The goal of the national director is to maximize assets across the intelligence community. But the senior Republican on the House intelligence committee says that is not happening because the position, the nation’s top intelligence official, is now subordinate to the White House counterterrorism adviser John Brennan.
“The other DNIs have always been very, very professional. They've never been political. Under this administration, John Brennan has politicized intelligence. That's the danger here,” Rep. Pete Hoekstra of Michigan said, adding that Brennan is not subject to congressional oversight as a presidential appointee.
The job opened up when previous Director of National Intelligence Dennis Blair was forced out last month after a series of apparent intelligence failures raised questions about the country's preparedness for detecting and stopping new terror plots.
The president's choice to replace Blair is James Clapper, a retired Air Force general and currently the top intelligence official within the defense department, but he still needs to be confirmed by the Senate.
A former senior intelligence official tells Fox News that he believes Clapper would not under any circumstances accept a recess appointment, which allows the president to bypass the Senate. And while no date is set for confirmation hearings, Sen. Dianne Feinstein, D-Calif., the chairwoman of the Senate intelligence committee, says the process is moving forward. For example, senators' questions have gone out to Clapper, and responses could come back in a matter of days.
The issue according to some aides on the hill is whether work on the intelligence authorization bill will stall the Clapper confirmation. There has not been an intelligence authorization bill, according to Sen. Feinstein, for five years, and without one, she believes the powerful intelligence committee is at risk "of becoming paper tigers. Oversight is weakened unless we have the ability to make law based on that oversight."
Right now the bill, which deals with a number of issues, including congressional notification, has the green light from Feinstein, Sen. Kit Bond, the ranking Republican on her committee, and Rep. Sylvester Reyes, chairman of the House committee, as well as White House officials.

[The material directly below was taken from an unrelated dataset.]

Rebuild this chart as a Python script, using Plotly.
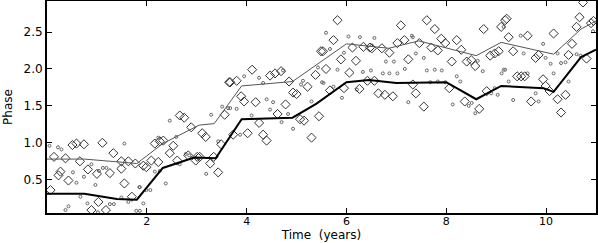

But House Speaker Nancy Pelosi -- who was the ranking Democratic member of the House intelligence committee when the 9/11 attacks occurred -- says some issues still need to be resolved. Her aides would not be more specific. Speaker Pelosi famously disagreed with the CIA publicly over when and how she was notified about the waterboarding of high value detainees post 9/11.
Though Feinstein believes the Clapper nomination and the intelligence authorization bill can move forward in tandem, others question whether significant progress can be made on both before the August recess. Also, Bond and Feinstein have had reservations about another member of the military becoming national intelligence director.